Repeat only what lies from the line with "Output the Python" to the line with "BG = '#f3f3f3'", those two lines included, exactly as it stands; omit any images.

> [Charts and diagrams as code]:
/---
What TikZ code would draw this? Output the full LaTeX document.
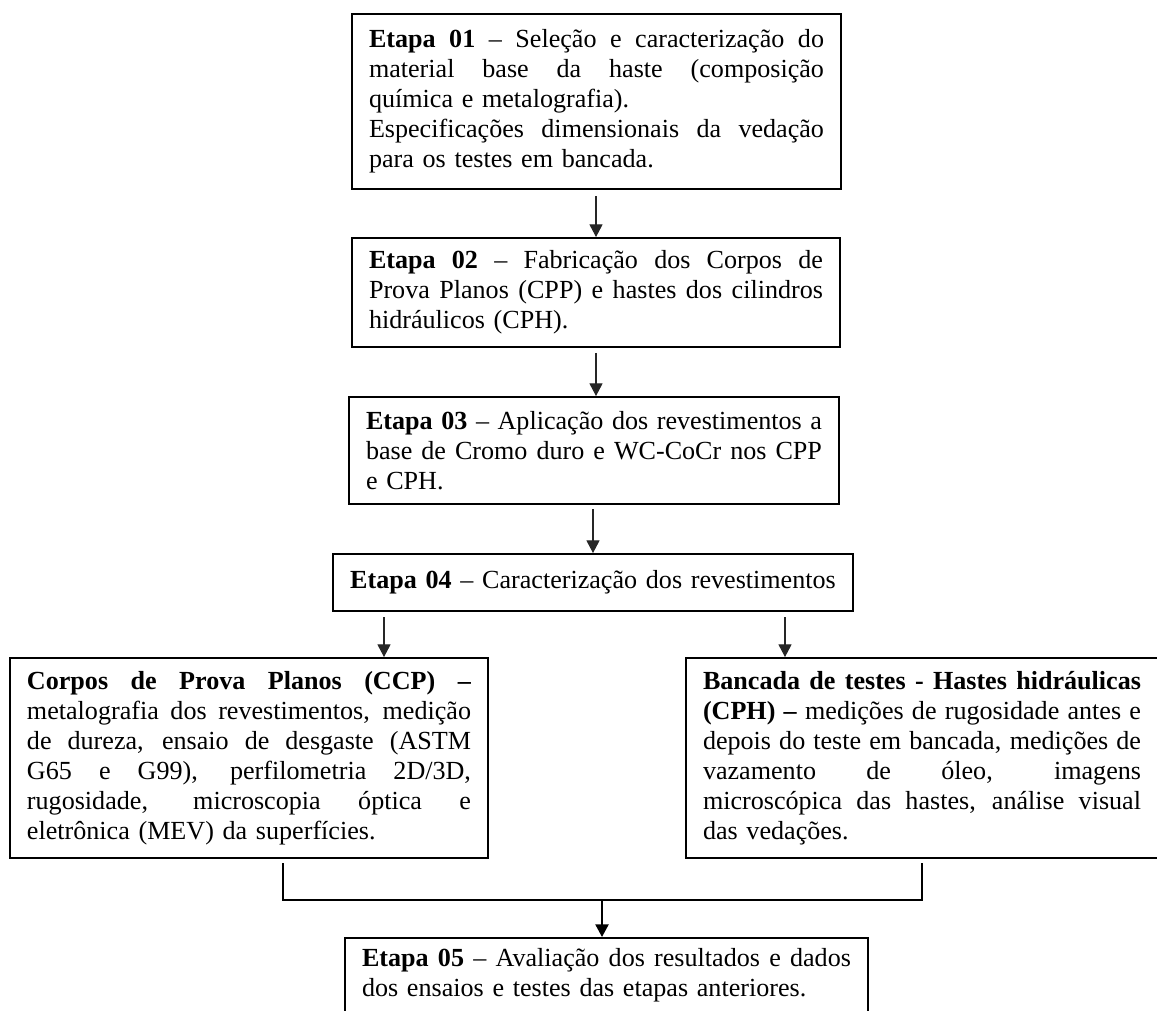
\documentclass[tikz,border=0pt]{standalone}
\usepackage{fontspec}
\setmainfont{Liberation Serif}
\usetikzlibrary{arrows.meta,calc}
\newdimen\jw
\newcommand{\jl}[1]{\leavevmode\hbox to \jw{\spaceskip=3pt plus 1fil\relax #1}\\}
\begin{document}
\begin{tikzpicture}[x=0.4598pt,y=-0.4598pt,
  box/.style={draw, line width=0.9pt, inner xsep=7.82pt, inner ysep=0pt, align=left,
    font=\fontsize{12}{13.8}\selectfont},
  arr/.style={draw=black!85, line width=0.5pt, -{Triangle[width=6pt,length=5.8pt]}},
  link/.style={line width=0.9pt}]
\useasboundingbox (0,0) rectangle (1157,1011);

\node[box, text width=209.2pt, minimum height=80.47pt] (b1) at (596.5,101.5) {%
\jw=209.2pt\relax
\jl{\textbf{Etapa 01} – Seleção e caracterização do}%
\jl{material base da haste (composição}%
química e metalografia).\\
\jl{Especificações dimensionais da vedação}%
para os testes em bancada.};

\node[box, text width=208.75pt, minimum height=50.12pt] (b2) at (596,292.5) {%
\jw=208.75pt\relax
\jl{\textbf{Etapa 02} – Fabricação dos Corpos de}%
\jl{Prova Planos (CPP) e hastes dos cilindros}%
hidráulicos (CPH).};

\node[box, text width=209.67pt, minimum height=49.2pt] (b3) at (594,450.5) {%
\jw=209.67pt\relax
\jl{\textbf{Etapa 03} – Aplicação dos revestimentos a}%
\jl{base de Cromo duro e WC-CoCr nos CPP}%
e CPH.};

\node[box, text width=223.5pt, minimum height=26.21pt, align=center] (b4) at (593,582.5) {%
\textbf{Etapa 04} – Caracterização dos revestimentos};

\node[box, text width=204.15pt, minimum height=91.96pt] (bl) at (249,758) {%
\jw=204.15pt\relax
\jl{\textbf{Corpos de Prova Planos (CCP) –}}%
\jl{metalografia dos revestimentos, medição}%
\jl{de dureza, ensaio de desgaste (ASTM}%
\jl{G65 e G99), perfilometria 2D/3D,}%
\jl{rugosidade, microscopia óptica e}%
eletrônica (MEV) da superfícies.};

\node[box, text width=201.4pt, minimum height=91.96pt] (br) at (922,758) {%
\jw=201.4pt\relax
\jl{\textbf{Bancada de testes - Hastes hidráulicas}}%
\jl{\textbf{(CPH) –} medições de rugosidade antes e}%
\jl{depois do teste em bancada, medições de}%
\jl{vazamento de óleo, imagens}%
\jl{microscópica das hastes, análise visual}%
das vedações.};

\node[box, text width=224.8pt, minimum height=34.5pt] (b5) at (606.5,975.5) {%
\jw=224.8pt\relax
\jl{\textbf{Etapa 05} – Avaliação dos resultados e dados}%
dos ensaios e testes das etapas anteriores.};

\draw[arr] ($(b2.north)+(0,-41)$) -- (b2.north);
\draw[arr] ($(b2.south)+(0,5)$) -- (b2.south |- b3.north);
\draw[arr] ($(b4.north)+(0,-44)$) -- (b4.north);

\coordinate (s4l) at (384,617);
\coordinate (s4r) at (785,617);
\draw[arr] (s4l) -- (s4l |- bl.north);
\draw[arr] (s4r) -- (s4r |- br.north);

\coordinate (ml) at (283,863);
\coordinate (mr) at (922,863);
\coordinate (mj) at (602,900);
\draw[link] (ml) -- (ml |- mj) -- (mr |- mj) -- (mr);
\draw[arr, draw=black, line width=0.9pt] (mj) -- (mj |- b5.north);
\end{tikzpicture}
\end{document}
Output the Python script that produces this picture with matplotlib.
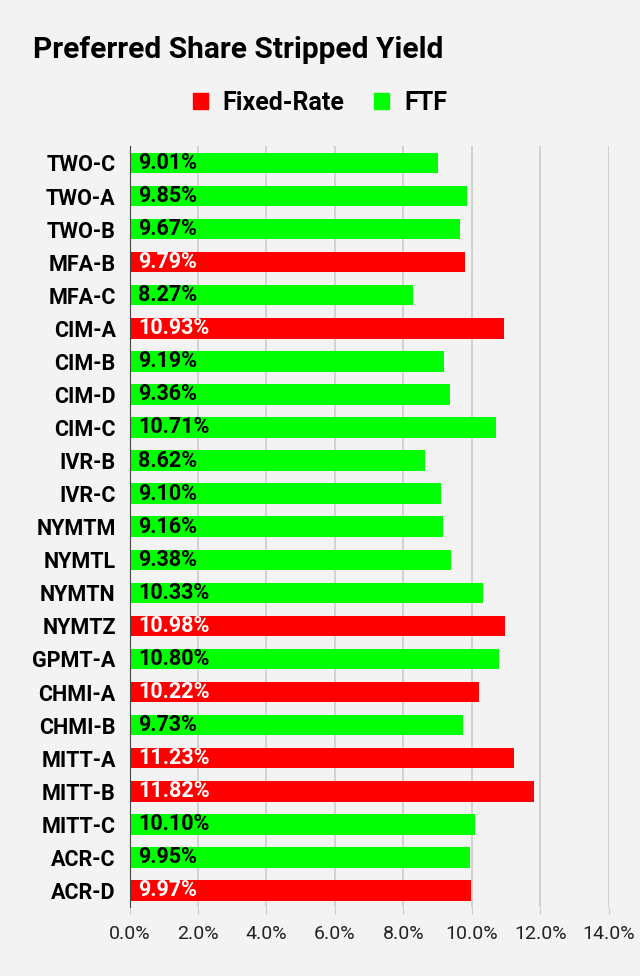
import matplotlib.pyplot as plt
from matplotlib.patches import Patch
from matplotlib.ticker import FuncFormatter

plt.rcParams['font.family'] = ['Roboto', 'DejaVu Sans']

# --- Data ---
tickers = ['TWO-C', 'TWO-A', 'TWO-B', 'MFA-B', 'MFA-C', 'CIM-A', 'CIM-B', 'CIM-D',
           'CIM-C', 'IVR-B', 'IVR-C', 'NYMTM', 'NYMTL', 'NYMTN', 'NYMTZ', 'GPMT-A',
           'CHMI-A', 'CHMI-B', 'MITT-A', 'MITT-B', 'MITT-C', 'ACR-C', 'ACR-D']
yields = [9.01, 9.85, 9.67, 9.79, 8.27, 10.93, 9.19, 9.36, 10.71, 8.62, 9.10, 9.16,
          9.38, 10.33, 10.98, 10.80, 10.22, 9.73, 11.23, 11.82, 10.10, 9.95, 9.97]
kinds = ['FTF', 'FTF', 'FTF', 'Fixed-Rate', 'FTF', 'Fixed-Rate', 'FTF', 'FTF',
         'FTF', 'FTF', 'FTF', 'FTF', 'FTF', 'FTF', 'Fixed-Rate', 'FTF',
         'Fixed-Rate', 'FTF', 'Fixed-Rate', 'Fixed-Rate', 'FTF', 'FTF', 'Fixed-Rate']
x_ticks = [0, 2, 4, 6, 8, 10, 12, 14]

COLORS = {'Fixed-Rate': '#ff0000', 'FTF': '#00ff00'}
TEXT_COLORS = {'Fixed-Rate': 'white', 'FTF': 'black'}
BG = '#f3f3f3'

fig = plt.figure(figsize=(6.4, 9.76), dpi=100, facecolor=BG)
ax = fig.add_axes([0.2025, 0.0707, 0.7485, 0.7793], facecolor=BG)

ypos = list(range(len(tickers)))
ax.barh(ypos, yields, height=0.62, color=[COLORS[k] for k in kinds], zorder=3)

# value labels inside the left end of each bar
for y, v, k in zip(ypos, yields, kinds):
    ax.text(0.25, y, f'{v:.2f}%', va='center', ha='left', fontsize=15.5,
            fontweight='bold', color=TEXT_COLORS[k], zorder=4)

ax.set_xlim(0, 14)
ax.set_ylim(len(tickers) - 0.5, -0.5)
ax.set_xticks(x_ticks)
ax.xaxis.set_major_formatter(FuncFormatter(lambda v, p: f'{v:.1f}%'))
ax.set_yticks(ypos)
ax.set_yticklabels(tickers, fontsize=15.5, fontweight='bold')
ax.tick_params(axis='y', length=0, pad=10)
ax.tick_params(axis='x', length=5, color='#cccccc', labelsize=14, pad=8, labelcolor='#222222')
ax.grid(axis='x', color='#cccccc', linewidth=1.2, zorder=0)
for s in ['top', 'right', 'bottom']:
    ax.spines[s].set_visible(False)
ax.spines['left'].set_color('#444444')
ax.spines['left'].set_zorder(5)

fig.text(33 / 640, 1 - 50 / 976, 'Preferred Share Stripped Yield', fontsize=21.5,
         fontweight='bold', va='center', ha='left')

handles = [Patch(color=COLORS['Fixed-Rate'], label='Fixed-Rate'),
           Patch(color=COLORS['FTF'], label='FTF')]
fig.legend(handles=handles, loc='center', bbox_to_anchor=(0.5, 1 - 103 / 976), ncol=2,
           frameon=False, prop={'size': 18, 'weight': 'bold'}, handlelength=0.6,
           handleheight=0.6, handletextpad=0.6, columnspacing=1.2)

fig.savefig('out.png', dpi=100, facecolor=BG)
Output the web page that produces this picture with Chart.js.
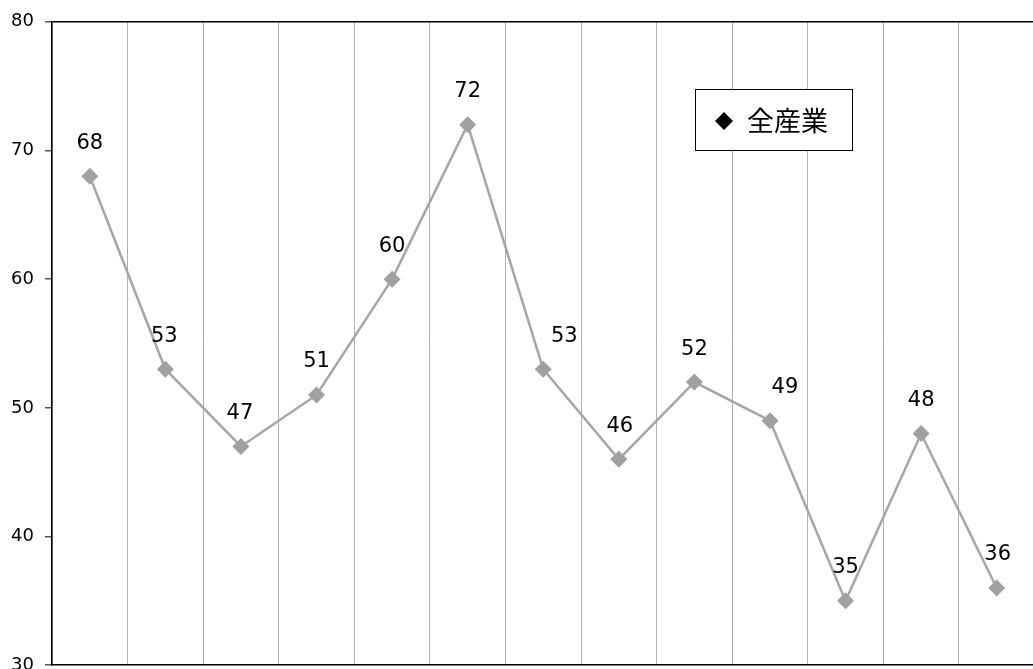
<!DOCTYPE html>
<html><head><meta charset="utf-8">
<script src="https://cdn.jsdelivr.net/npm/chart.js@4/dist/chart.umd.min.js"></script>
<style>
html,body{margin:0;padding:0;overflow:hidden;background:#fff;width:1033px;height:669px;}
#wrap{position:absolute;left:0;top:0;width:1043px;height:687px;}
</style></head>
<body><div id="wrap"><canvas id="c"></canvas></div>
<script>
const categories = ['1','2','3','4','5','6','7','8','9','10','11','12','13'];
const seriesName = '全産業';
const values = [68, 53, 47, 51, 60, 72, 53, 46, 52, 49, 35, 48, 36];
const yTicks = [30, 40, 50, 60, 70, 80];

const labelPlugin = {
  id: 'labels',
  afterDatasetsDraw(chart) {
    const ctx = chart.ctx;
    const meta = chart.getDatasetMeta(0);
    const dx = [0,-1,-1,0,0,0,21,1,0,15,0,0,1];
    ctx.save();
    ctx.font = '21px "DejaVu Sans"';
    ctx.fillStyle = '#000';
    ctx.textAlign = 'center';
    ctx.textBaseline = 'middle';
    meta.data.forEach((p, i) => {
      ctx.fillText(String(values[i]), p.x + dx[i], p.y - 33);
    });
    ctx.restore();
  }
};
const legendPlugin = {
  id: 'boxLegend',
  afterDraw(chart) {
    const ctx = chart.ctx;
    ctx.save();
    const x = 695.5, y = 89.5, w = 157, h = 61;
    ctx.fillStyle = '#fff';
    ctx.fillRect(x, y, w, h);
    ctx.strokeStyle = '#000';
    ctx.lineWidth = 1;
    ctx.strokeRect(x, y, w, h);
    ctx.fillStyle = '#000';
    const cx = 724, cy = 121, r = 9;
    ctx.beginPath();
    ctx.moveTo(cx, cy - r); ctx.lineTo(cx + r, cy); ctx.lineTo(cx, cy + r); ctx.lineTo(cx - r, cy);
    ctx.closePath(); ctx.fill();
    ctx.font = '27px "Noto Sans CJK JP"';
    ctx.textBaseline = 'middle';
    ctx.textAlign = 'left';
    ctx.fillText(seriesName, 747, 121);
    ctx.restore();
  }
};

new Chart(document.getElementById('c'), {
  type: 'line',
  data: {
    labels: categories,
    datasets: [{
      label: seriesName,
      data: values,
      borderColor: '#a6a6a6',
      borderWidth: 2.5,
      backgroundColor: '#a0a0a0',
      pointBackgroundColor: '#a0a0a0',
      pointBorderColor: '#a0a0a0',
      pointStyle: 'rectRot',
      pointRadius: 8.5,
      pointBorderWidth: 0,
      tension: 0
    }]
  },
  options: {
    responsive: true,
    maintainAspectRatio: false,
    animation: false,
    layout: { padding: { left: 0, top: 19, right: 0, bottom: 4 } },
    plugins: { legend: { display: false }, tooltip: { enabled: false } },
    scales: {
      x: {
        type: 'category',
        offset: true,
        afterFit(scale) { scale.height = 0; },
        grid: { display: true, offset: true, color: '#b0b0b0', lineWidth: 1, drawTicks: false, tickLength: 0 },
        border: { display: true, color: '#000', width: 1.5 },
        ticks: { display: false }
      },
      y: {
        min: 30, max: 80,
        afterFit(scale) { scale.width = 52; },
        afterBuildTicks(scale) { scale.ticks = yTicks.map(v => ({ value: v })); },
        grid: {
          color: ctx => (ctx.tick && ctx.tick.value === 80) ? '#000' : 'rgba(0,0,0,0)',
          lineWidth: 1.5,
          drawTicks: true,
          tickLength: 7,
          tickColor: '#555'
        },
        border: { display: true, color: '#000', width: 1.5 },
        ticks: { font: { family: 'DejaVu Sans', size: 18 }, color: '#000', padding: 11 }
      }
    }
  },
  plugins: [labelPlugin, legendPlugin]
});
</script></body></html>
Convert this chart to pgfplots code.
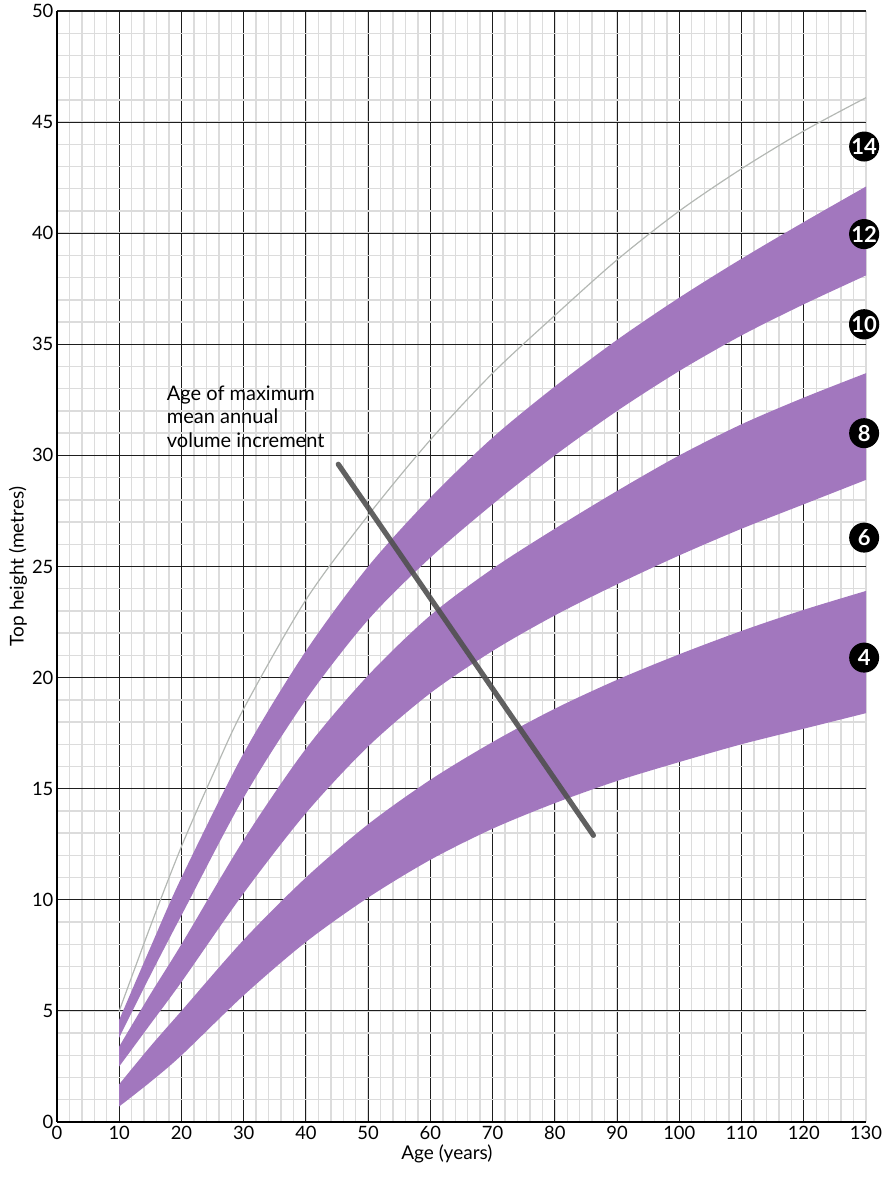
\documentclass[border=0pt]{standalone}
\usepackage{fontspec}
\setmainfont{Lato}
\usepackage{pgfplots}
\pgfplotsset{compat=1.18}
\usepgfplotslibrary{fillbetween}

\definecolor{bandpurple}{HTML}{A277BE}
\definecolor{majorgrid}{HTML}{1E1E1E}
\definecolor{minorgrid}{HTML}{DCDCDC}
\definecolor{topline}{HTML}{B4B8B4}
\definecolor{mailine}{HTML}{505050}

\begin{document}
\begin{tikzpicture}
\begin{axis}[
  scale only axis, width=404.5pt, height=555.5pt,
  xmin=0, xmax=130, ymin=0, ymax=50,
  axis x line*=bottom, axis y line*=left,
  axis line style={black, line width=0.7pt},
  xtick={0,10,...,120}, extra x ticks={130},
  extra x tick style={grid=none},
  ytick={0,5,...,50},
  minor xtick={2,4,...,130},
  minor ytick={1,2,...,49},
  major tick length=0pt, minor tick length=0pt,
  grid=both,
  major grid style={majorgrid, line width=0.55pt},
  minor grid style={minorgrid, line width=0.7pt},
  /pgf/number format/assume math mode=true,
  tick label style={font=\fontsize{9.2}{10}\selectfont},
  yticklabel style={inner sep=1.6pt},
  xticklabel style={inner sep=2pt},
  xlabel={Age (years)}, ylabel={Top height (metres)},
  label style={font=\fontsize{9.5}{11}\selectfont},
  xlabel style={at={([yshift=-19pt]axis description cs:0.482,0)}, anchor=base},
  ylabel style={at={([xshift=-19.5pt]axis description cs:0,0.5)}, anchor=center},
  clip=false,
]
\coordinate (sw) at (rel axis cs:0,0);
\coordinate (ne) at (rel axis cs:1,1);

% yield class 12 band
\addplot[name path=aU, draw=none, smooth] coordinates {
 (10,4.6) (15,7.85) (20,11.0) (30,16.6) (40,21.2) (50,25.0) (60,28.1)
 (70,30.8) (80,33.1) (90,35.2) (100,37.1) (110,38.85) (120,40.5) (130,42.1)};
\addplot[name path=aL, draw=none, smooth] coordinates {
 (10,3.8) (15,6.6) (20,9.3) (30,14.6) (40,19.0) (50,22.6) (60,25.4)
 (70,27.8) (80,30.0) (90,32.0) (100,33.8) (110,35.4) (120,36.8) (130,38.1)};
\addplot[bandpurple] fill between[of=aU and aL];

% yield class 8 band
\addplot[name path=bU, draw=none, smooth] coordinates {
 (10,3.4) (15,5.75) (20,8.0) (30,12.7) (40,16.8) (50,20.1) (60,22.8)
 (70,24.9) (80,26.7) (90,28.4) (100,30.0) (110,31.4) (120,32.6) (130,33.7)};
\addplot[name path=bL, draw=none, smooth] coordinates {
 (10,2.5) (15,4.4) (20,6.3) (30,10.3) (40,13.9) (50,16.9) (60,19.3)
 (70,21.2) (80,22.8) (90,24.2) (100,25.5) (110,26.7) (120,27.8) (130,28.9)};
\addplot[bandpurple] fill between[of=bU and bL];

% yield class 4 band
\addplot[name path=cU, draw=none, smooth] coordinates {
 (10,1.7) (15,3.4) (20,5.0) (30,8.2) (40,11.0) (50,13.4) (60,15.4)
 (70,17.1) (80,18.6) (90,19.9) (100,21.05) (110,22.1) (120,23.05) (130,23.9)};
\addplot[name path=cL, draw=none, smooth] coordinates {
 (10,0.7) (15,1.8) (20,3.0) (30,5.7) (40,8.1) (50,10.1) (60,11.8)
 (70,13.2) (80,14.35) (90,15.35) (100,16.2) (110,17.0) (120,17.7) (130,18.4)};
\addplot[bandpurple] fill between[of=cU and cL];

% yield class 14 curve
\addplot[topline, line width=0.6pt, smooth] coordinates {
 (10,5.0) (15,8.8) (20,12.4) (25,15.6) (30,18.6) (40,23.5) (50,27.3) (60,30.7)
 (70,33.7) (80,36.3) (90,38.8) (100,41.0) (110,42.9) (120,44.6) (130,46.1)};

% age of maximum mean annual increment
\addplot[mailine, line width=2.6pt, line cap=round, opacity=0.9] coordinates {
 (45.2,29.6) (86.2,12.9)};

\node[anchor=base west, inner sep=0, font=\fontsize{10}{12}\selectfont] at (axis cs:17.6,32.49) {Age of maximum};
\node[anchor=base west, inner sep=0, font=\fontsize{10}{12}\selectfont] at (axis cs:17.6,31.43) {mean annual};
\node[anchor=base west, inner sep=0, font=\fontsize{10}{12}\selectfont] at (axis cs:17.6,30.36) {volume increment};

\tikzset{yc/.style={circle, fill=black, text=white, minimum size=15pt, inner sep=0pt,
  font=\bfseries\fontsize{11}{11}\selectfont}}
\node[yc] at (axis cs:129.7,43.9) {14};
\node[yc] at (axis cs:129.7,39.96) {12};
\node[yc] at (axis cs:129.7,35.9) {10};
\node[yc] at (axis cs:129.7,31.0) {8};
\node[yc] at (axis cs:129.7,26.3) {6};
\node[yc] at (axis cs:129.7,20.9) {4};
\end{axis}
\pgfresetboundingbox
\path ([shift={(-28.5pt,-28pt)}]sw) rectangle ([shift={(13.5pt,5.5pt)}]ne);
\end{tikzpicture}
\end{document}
\---
> [Worked answer]:
Output the Python script that produces this picture with matplotlib.
import matplotlib.pyplot as plt
from matplotlib.patches import Patch
from matplotlib.ticker import FuncFormatter

plt.rcParams['font.family'] = ['Roboto', 'DejaVu Sans']

# --- Data ---
tickers = ['TWO-C', 'TWO-A', 'TWO-B', 'MFA-B', 'MFA-C', 'CIM-A', 'CIM-B', 'CIM-D',
           'CIM-C', 'IVR-B', 'IVR-C', 'NYMTM', 'NYMTL', 'NYMTN', 'NYMTZ', 'GPMT-A',
           'CHMI-A', 'CHMI-B', 'MITT-A', 'MITT-B', 'MITT-C', 'ACR-C', 'ACR-D']
yields = [9.01, 9.85, 9.67, 9.79, 8.27, 10.93, 9.19, 9.36, 10.71, 8.62, 9.10, 9.16,
          9.38, 10.33, 10.98, 10.80, 10.22, 9.73, 11.23, 11.82, 10.10, 9.95, 9.97]
kinds = ['FTF', 'FTF', 'FTF', 'Fixed-Rate', 'FTF', 'Fixed-Rate', 'FTF', 'FTF',
         'FTF', 'FTF', 'FTF', 'FTF', 'FTF', 'FTF', 'Fixed-Rate', 'FTF',
         'Fixed-Rate', 'FTF', 'Fixed-Rate', 'Fixed-Rate', 'FTF', 'FTF', 'Fixed-Rate']
x_ticks = [0, 2, 4, 6, 8, 10, 12, 14]

COLORS = {'Fixed-Rate': '#ff0000', 'FTF': '#00ff00'}
TEXT_COLORS = {'Fixed-Rate': 'white', 'FTF': 'black'}
BG = '#f3f3f3'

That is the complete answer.